Wild Turkey Rare Breed (around $55) — a blend of six-, eight-, and 12-year bourbons bottled at barrel proof, usually around 116. Tastes like a much more expensive bottle.

Stagg (or Stagg Jr.) (around $90 retail, often much more) — Buffalo Trace's younger, hotter sibling to George T. Stagg. Unhinged in a good way. Usually lands above 125 proof.

Four Roses Single Barrel Barrel Strength (private selection, around $70–90) — released as store picks through local shops. Each one's different because it's, well, a single barrel. Hunt for these.

How high-proof changes the way you think about bourbon

Once you've spent a few months drinking high-proof bourbon, the 90-proof shelf starts feeling a little thin. That's not snobbery. It's that you've recalibrated. The lower-proof bottles are still useful — they're better for cocktails, better for long pours, better for casual drinks. But for sipping, for actually paying attention to what's in the glass, high-proof is where the conversation is.

It's also where a lot of the most interesting small-distillery experimentation is happening right now. Producers who want to show off what their barrels produced are releasing more barrel-proof and single-barrel bottles than ever. If you want to understand that shift, our piece on small-distillery bourbon covers the landscape. And for specific bottle recommendations across the whole category, the best bourbon brands guide has more.
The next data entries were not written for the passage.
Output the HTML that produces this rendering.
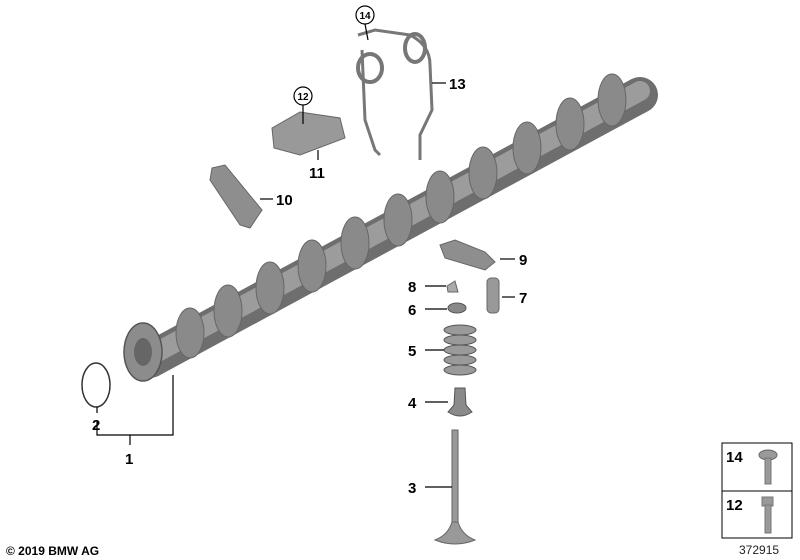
<!DOCTYPE html>
<html><head><style>
html,body{margin:0;padding:0;background:#fff;}
svg{display:block;font-family:"Liberation Sans",sans-serif;}
.l{font-weight:bold;font-size:15px;fill:#000;}
</style></head><body>
<svg width="800" height="560" viewBox="0 0 800 560">
<!-- camshaft -->
<g stroke-linecap="round">
<line x1="150" y1="360" x2="640" y2="95" stroke="#6e6e6e" stroke-width="36"/>
<line x1="150" y1="356" x2="640" y2="91" stroke="#9c9c9c" stroke-width="20"/>
</g>
<g fill="#8a8a8a" stroke="#666" stroke-width="1">
<ellipse cx="190" cy="333" rx="14" ry="25"/>
<ellipse cx="228" cy="311" rx="14" ry="26"/>
<ellipse cx="270" cy="288" rx="14" ry="26"/>
<ellipse cx="312" cy="266" rx="14" ry="26"/>
<ellipse cx="355" cy="243" rx="14" ry="26"/>
<ellipse cx="398" cy="220" rx="14" ry="26"/>
<ellipse cx="440" cy="197" rx="14" ry="26"/>
<ellipse cx="483" cy="173" rx="14" ry="26"/>
<ellipse cx="527" cy="148" rx="14" ry="26"/>
<ellipse cx="570" cy="124" rx="14" ry="26"/>
<ellipse cx="612" cy="100" rx="14" ry="26"/>
</g>
<ellipse cx="143" cy="352" rx="19" ry="29" fill="#8c8c8c" stroke="#555" stroke-width="1.5"/>
<ellipse cx="143" cy="352" rx="9" ry="14" fill="#666"/>
<!-- o-ring -->
<ellipse cx="96" cy="385" rx="14" ry="22" fill="none" stroke="#333" stroke-width="1.5"/>
<!-- small parts -->
<path d="M272 128 L300 112 L340 118 L345 138 L300 155 L274 148 Z" fill="#999" stroke="#666"/>
<path d="M212 168 L225 165 L262 210 L250 228 L240 225 L210 180 Z" fill="#8e8e8e" stroke="#666"/>
<path d="M358 35 L375 30 L410 35 Q430 45 430 65 L432 110 L420 135 L420 160" fill="none" stroke="#777" stroke-width="3"/>
<path d="M362 50 L365 120 L375 150 L380 155" fill="none" stroke="#777" stroke-width="3"/>
<ellipse cx="370" cy="68" rx="12" ry="14" fill="none" stroke="#777" stroke-width="4"/>
<ellipse cx="415" cy="48" rx="10" ry="14" fill="none" stroke="#777" stroke-width="4"/>
<path d="M440 245 L455 240 L485 252 L495 262 L485 270 L445 258 Z" fill="#8e8e8e" stroke="#666"/>
<path d="M447 286 L455 281 L458 292 L448 292 Z" fill="#aaa" stroke="#666"/>
<rect x="487" y="278" width="12" height="35" rx="4" fill="#999" stroke="#666"/>
<ellipse cx="457" cy="308" rx="9" ry="5" fill="#888" stroke="#555"/>
<g fill="#9a9a9a" stroke="#555">
<ellipse cx="460" cy="330" rx="16" ry="5"/><ellipse cx="460" cy="340" rx="16" ry="5"/>
<ellipse cx="460" cy="350" rx="16" ry="5"/><ellipse cx="460" cy="360" rx="16" ry="5"/>
<ellipse cx="460" cy="370" rx="16" ry="5"/>
</g>
<path d="M455 388 L465 388 L466 405 L472 412 Q460 420 448 412 L454 405 Z" fill="#8a8a8a" stroke="#555"/>
<rect x="452" y="430" width="6" height="95" fill="#999" stroke="#666"/>
<path d="M452 522 L458 522 Q462 535 475 540 Q455 548 435 540 Q448 535 452 522Z" fill="#999" stroke="#666"/>
<!-- leaders -->
<g stroke="#000" stroke-width="1.2" fill="none">
<path d="M97 420 V435 H173 V375"/><line x1="130" y1="435" x2="130" y2="445"/>
<line x1="97" y1="407" x2="97" y2="413"/>
<line x1="425" y1="487" x2="452" y2="487"/>
<line x1="425" y1="402" x2="448" y2="402"/>
<line x1="425" y1="350" x2="444" y2="350"/>
<line x1="425" y1="309" x2="447" y2="309"/>
<line x1="425" y1="286" x2="446" y2="286"/>
<line x1="502" y1="297" x2="515" y2="297"/>
<line x1="500" y1="259" x2="515" y2="259"/>
<line x1="260" y1="199" x2="273" y2="199"/>
<line x1="318" y1="150" x2="318" y2="160"/>
<line x1="303" y1="105" x2="303" y2="124"/>
<line x1="432" y1="83" x2="446" y2="83"/>
<line x1="365" y1="24" x2="368" y2="40"/>
<circle cx="303" cy="96" r="9"/>
<circle cx="365" cy="15" r="9"/>
</g>
<text class="l" x="125" y="464">1</text>
<text class="l" x="92" y="430">2</text>
<text class="l" x="408" y="493">3</text>
<text class="l" x="408" y="408">4</text>
<text class="l" x="408" y="356">5</text>
<text class="l" x="408" y="315">6</text>
<text class="l" x="408" y="292">8</text>
<text class="l" x="519" y="303">7</text>
<text class="l" x="519" y="265">9</text>
<text class="l" x="276" y="205">10</text>
<text class="l" x="309" y="178">11</text>
<text class="l" x="449" y="89">13</text>
<text x="303" y="100" font-size="10" font-weight="bold" text-anchor="middle">12</text>
<text x="365" y="19" font-size="10" font-weight="bold" text-anchor="middle">14</text>
<!-- legend box -->
<rect x="722" y="443" width="70" height="95" fill="#fff" stroke="#000"/>
<line x1="722" y1="491" x2="792" y2="491" stroke="#000"/>
<text x="726" y="462" font-size="15" font-weight="bold">14</text>
<text x="726" y="510" font-size="15" font-weight="bold">12</text>
<ellipse cx="768" cy="455" rx="9" ry="5" fill="#9a9a9a" stroke="#666"/>
<rect x="765" y="458" width="6" height="26" fill="#999" stroke="#777"/>
<rect x="762" y="497" width="11" height="9" fill="#999" stroke="#777"/>
<rect x="765" y="505" width="6" height="28" fill="#999" stroke="#777"/>
<text x="739" y="554" font-size="12" fill="#222">372915</text>
<text x="6" y="555" font-size="12" font-weight="bold" fill="#000">© 2019 BMW AG</text>
</svg>
</body></html>
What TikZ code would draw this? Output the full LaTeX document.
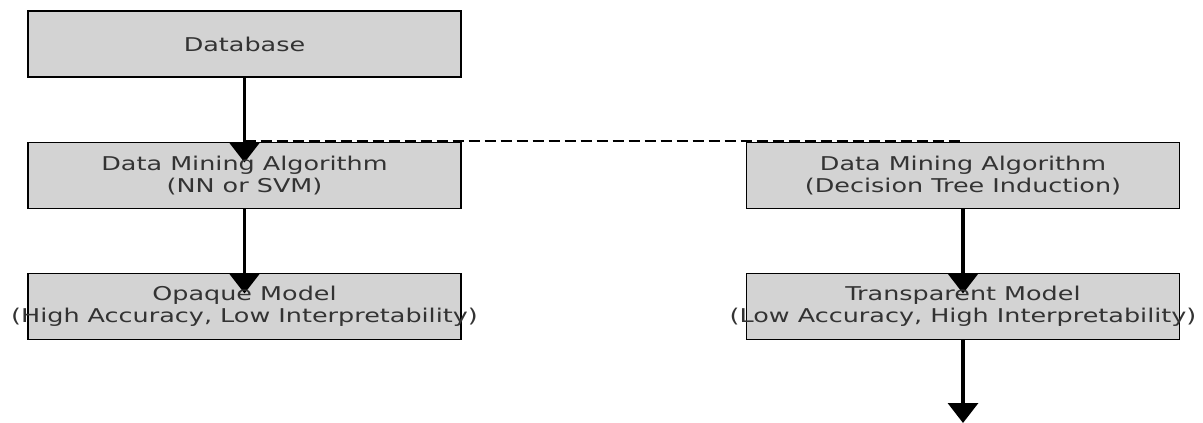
\documentclass[tikz,border=0pt]{standalone}
\usepackage{fontspec}
\setmainfont{DejaVu Sans}[FakeStretch=1.34]
\usetikzlibrary{arrows.meta,calc}
\definecolor{boxfill}{HTML}{D3D3D3}
\definecolor{txt}{HTML}{333333}
\begin{document}
\begin{tikzpicture}[x=1pt,y=-1pt,
  box/.style={draw=black,line width=1.8pt,fill=boxfill,minimum width=433pt,minimum height=66pt,inner sep=0pt,outer sep=0pt},
  lbl/.style={text=txt,font=\fontsize{19}{21.5}\selectfont,align=center,inner sep=0pt},
  flow/.style={line width=3.5pt,-{Triangle[width=30pt,length=20pt]}},
  link/.style={line width=2pt,dash pattern=on 11pt off 5pt}]
\useasboundingbox (0,0) rectangle (1203,423);
\node[box] (db) at (244.5,44) {};
\node[box] (dmaL) at (244.5,175.5) {};
\node[box] (opq) at (244.5,306.5) {};
\node[box] (dmaR) at (963,175.5) {};
\node[box] (trans) at (963,306.5) {};
\coordinate (out) at (963,423);
\draw[link] ($(dmaL.north)+(0,-1.2)$) -- ($(dmaR.north)+(0,-1.2)$);
\draw[flow] (db.south) -- ($(dmaL.north)+(0,20)$);
\draw[flow] (dmaL.south) -- ($(opq.north)+(0,20)$);
\draw[flow] (dmaR.south) -- ($(trans.north)+(0,20)$);
\draw[flow] (trans.south) -- (out);
\node[lbl] (tdb) at (db.center) {Database};
\node[lbl] (tdmaL) at (dmaL.center) {Data Mining Algorithm\\(NN or SVM)};
\node[lbl] (topq) at (opq.center) {Opaque Model\\(High Accuracy, Low Interpretability)};
\node[lbl] (tdmaR) at (dmaR.center) {Data Mining Algorithm\\(Decision Tree Induction)};
\node[lbl] (ttrans) at (trans.center) {Transparent Model\\(Low Accuracy, High Interpretability)};
\end{tikzpicture}
\end{document}
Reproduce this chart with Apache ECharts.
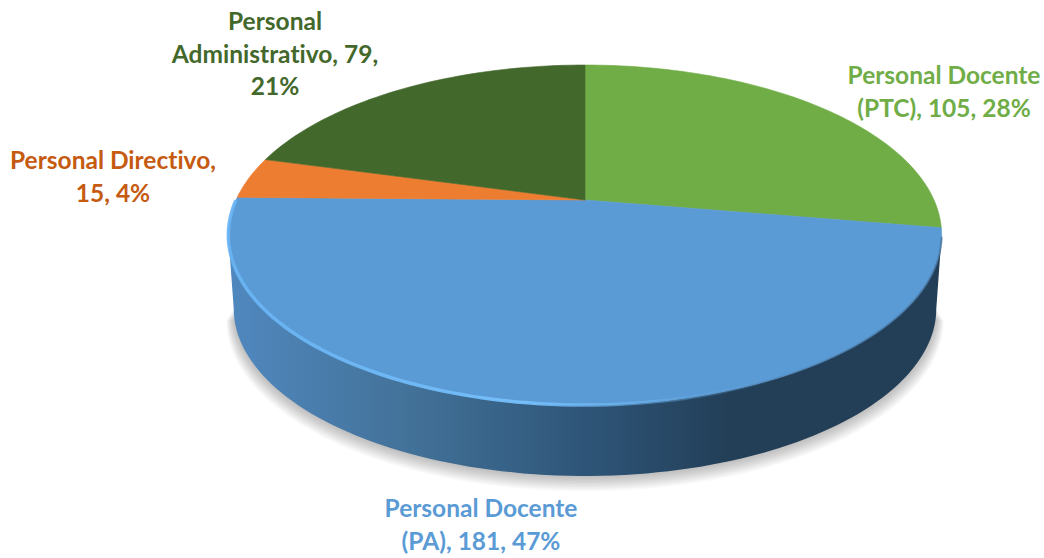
<!DOCTYPE html>
<html>
    <head>
        <meta charset="UTF-8">
        <title>Personal 3D pie</title>
        <script type="text/javascript" src="https://cdn.jsdelivr.net/npm/echarts@6/dist/echarts.min.js"></script>
        <style>
            #container text { font-variant-ligatures: none; }
        </style>
    </head>
    <body style="margin: 0; background: #fff;">
        <div id="container" style="width: 1044px; height: 558px;"></div>
    </body>
    <script type="text/javascript">
        var names = ['Personal Docente\n(PTC)', 'Personal Docente\n(PA)', 'Personal Directivo', 'Personal\nAdministrativo'];
        var values = [105, 181, 15, 79];
        var percents = [28, 47, 4, 21];
        // separators of the label text, as the picture wraps it
        var labelSeps = [[', ', ', '], [', ', ', '], [',\n', ', '], [', ', ',\n']];

        var sliceColors = ['#70AD47', '#5B9BD5', '#ED7D31', '#43682B'];
        var textColors = ['#70AD47', '#5B9BD5', '#C55A11', '#43682B'];
        var labelPos = [[944, 91], [481, 524], [113, 176], [275, 53]];

        // tilted disc: a circle seen through a projective mapping, apex is the pie centre
        var cx = 585, cy = 200, rx = 349, ry = 162.8, persp = 0.206;
        var depth = 74, bottomScale = 0.985;
        var total = values.reduce(function (a, b) { return a + b; }, 0);

        function rim(deg, scale, dy) {
            var t = deg * Math.PI / 180;
            var u = Math.sin(t), v = Math.cos(t), w = 1 + persp * v;
            return [cx + scale * rx * u / w, cy + dy - scale * ry * v / w];
        }
        function arc(a0, a1, scale, dy) {
            var pts = [], n = Math.max(2, Math.ceil((a1 - a0) / 1.5));
            for (var i = 0; i <= n; i++) {
                pts.push(rim(a0 + (a1 - a0) * i / n, scale, dy));
            }
            return pts;
        }
        var silhouette = Math.asin(persp) * 180 / Math.PI;

        function renderSlice(params, api) {
            var i = params.dataIndex;
            var start = 0;
            for (var k = 0; k < i; k++) start += values[k];
            var a0 = start / total * 360;
            var a1 = (start + api.value(0)) / total * 360;
            var children = [];

            // front wall, only where the wall faces the viewer
            var s0 = Math.max(a0, 90 + silhouette), s1 = Math.min(a1, 270 - silhouette);
            if (s1 > s0) {
                // soft ground shadow, stacked faint layers growing outward
                for (var j = 0; j < 12; j++) {
                    children.push({
                        type: 'polygon',
                        z2: 0,
                        shape: { points: arc(s0, s1, bottomScale + 0.0019 * (11 - j), depth + (11 - j)) },
                        style: { fill: 'rgba(0,0,0,0.022)' }
                    });
                }
                children.push({
                    type: 'polygon',
                    z2: 1,
                    shape: { points: arc(s0, s1, 1, 0).concat(arc(s0, s1, bottomScale, depth).reverse()) },
                    style: {
                        fill: new echarts.graphic.LinearGradient(1, 0, 0, 0, [
                            { offset: 0, color: '#233F58' },
                            { offset: 0.3, color: '#233F58' },
                            { offset: 0.5, color: '#2E5578' },
                            { offset: 0.75, color: '#437299' },
                            { offset: 1, color: '#5088BF' }
                        ])
                    }
                });
            }

            // top face
            children.push({
                type: 'polygon',
                z2: 2,
                shape: { points: [[cx, cy]].concat(arc(a0, a1, 1, 0)) },
                style: { fill: sliceColors[i], stroke: sliceColors[i], lineWidth: 0.6 }
            });

            // bevel along the rim: light on the left front, soft dark edge on the right
            if (s1 > s0) {
                children.push({
                    type: 'polyline',
                    z2: 3,
                    shape: { points: arc(a0 + 55, a1 - 1, 1, 0) },
                    style: {
                        fill: null,
                        lineWidth: 3.5,
                        stroke: new echarts.graphic.LinearGradient(1, 0, 0, 0, [
                            { offset: 0, color: 'rgba(110,185,250,0)' },
                            { offset: 0.45, color: 'rgba(118,192,252,0.95)' },
                            { offset: 1, color: 'rgba(105,180,245,0.9)' }
                        ])
                    }
                });
                children.push({
                    type: 'polyline',
                    z2: 3,
                    shape: { points: arc(a0 + 3, a0 + 75, 1, 0) },
                    style: {
                        fill: null,
                        lineWidth: 2,
                        stroke: new echarts.graphic.LinearGradient(1, 0, 0, 0, [
                            { offset: 0, color: 'rgba(60,100,140,0.6)' },
                            { offset: 1, color: 'rgba(60,100,140,0)' }
                        ])
                    }
                });
            }

            // data label
            children.push({
                type: 'text',
                z2: 4,
                style: {
                    text: names[i] + labelSeps[i][0] + api.value(0) + labelSeps[i][1] + percents[i] + '%',
                    x: labelPos[i][0],
                    y: labelPos[i][1],
                    align: 'center',
                    verticalAlign: 'middle',
                    fill: textColors[i],
                    fontFamily: 'Lato',
                    fontWeight: 'bold',
                    fontSize: 24.5,
                    lineHeight: 32.5
                }
            });
            return { type: 'group', children: children };
        }

        var myChart = echarts.init(document.getElementById('container'), null, { renderer: 'svg' });
        var option = {
            animation: false,
            backgroundColor: '#ffffff',
            series: [
                {
                    type: 'custom',
                    coordinateSystem: 'none',
                    silent: true,
                    renderItem: renderSlice,
                    data: values.map(function (v) { return [v]; })
                }
            ]
        };
        myChart.setOption(option);
    </script>
</html>
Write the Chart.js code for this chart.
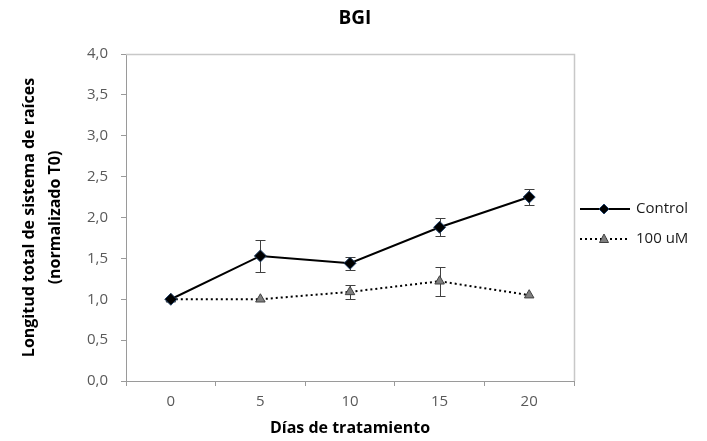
<!DOCTYPE html>
<html>
<head>
  <meta charset="utf-8">
  <title>BGI</title>
  <script src="https://cdn.jsdelivr.net/npm/chart.js@4"></script>
  <style>
    html, body { margin: 0; padding: 0; background: #fff; }
    #wrap { width: 707px; height: 441px; }
  </style>
</head>
<body>
  <div id="wrap"><canvas id="myChart"></canvas></div>
  <script>
    const days = ['0', '5', '10', '15', '20'];
    const control = [1.0, 1.53, 1.44, 1.88, 2.25];
    const controlErr = [0, 0.2, 0.08, 0.11, 0.1];
    const treated = [1.0, 1.0, 1.09, 1.22, 1.05];
    const treatedErr = [0, 0, 0.09, 0.18, 0];
    const seriesNames = ['Control', '100 uM'];
    const chartTitle = 'BGI';
    const errs = [controlErr, treatedErr];

    const FONT = "'Open Sans', sans-serif";
    const tickColor = '#595959';

    // title, frame, error bars and legend
    const extras = {
      id: 'extras',
      beforeDatasetsDraw(chart) {
        const { ctx, chartArea: a, scales } = chart;
        ctx.save();
        ctx.fillStyle = '#000';
        ctx.font = 'bold 19px ' + FONT;
        ctx.textAlign = 'center';
        ctx.textBaseline = 'middle';
        ctx.fillText(chartTitle, 355, 19);

        ctx.strokeStyle = '#c8c8c8';
        ctx.lineWidth = 1.5;
        ctx.beginPath();
        ctx.moveTo(a.left, a.top + 0.5);
        ctx.lineTo(a.right + 0.5, a.top + 0.5);
        ctx.lineTo(a.right + 0.5, a.bottom);
        ctx.stroke();

        ctx.strokeStyle = '#404040';
        ctx.lineWidth = 1;
        chart.data.datasets.forEach((ds, di) => {
          ds.data.forEach((v, i) => {
            const e = errs[di][i];
            if (!e) return;
            const x = Math.round(scales.x.getPixelForValue(i)) + 0.5;
            const y1 = Math.round(scales.y.getPixelForValue(v + e)) + 0.5;
            const y2 = Math.round(scales.y.getPixelForValue(v - e)) + 0.5;
            ctx.beginPath();
            ctx.moveTo(x, y1); ctx.lineTo(x, y2);
            ctx.moveTo(x - 5, y1); ctx.lineTo(x + 5, y1);
            ctx.moveTo(x - 5, y2); ctx.lineTo(x + 5, y2);
            ctx.stroke();
          });
        });
        ctx.restore();
      },
      afterDraw(chart) {
        const { ctx } = chart;
        ctx.save();
        const rows = [209, 239];
        chart.data.datasets.forEach((ds, di) => {
          const y = rows[di];
          ctx.strokeStyle = ds.borderColor;
          ctx.lineWidth = ds.borderWidth;
          ctx.setLineDash(ds.borderDash || []);
          ctx.beginPath();
          ctx.moveTo(580, y); ctx.lineTo(630, y);
          ctx.stroke();
          ctx.setLineDash([]);
          ctx.fillStyle = ds.pointBackgroundColor;
          ctx.strokeStyle = ds.pointBorderColor;
          ctx.lineWidth = 1;
          ctx.beginPath();
          if (ds.pointStyle === 'rectRot') {
            ctx.moveTo(604, y - 5); ctx.lineTo(609, y); ctx.lineTo(604, y + 5); ctx.lineTo(599, y);
          } else {
            ctx.moveTo(604, y - 5); ctx.lineTo(608.5, y + 3.5); ctx.lineTo(599.5, y + 3.5);
          }
          ctx.closePath();
          ctx.fill(); ctx.stroke();
          ctx.fillStyle = '#1a1a1a';
          ctx.font = '15px ' + FONT;
          ctx.textBaseline = 'middle';
          ctx.fillText(ds.label, 636, y);
        });
        ctx.restore();
      }
    };

    new Chart(document.getElementById('myChart'), {
      type: 'line',
      data: {
        labels: days,
        datasets: [{
          label: seriesNames[0],
          data: control,
          borderColor: '#000',
          borderWidth: 2,
          pointStyle: 'rectRot',
          pointRadius: 6,
          pointBackgroundColor: '#000',
          pointBorderColor: '#1f3f66',
          pointBorderWidth: 1,
          tension: 0
        }, {
          label: seriesNames[1],
          data: treated,
          borderColor: '#000',
          borderWidth: 2,
          borderDash: [2, 3],
          pointStyle: 'triangle',
          pointRadius: 5.5,
          pointBackgroundColor: '#808080',
          pointBorderColor: '#404040',
          pointBorderWidth: 1,
          tension: 0
        }]
      },
      options: {
        responsive: true,
        maintainAspectRatio: false,
        animation: false,
        layout: { padding: { left: 0, right: 133, top: 54, bottom: 0 } },
        plugins: {
          legend: { display: false },
          tooltip: { enabled: false },
          title: { display: false }
        },
        scales: {
          x: {
            offset: true,
            afterFit: s => { s.height = 60; },
            border: { color: '#9a9a9a', width: 1 },
            grid: { offset: true, drawOnChartArea: false, drawTicks: true, tickLength: 5, color: '#9a9a9a' },
            ticks: { color: tickColor, padding: 7, font: { family: FONT, size: 15 } },
            title: {
              display: true,
              text: 'Días de tratamiento',
              color: '#000',
              font: { family: FONT, size: 16, weight: 'bold' },
              padding: { top: 0, bottom: 3 }
            }
          },
          y: {
            min: 0, max: 4,
            afterFit: s => { s.width = 126; },
            border: { color: '#9a9a9a', width: 1 },
            grid: { drawOnChartArea: false, drawTicks: true, tickLength: 5, color: '#9a9a9a' },
            ticks: {
              stepSize: 0.5,
              color: tickColor,
              padding: 13,
              font: { family: FONT, size: 15 },
              callback: v => v.toFixed(1).replace('.', ',')
            },
            title: {
              display: true,
              text: ['Longitud total de sistema de raíces', '(normalizado T0)'],
              color: '#000',
              font: { family: FONT, size: 16, weight: 'bold', lineHeight: 1.6 },
              padding: { top: 17, bottom: 0 }
            }
          }
        }
      },
      plugins: [extras]
    });
  </script>
</body>
</html>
Pairing high-proof bourbon with food

A barrel-proof pour can hold up to food that a 90-proof bourbon gets lost behind. Big flavors match big flavors. Think dark chocolate, ribeye, blue cheese, smoked meats, spiced desserts. We go deeper on this in our guide to bourbon food pairings, but the short version: don't waste a $90 barrel-proof bourbon on a salad.

The short version

High-proof bourbon isn't harder. It's more honest. You're drinking closer to what the barrel produced, which means more flavor, more weight, and more of whatever that specific distillery does well. The first sip takes a second to get used to. Everything after that is better than what you're drinking at 90 proof.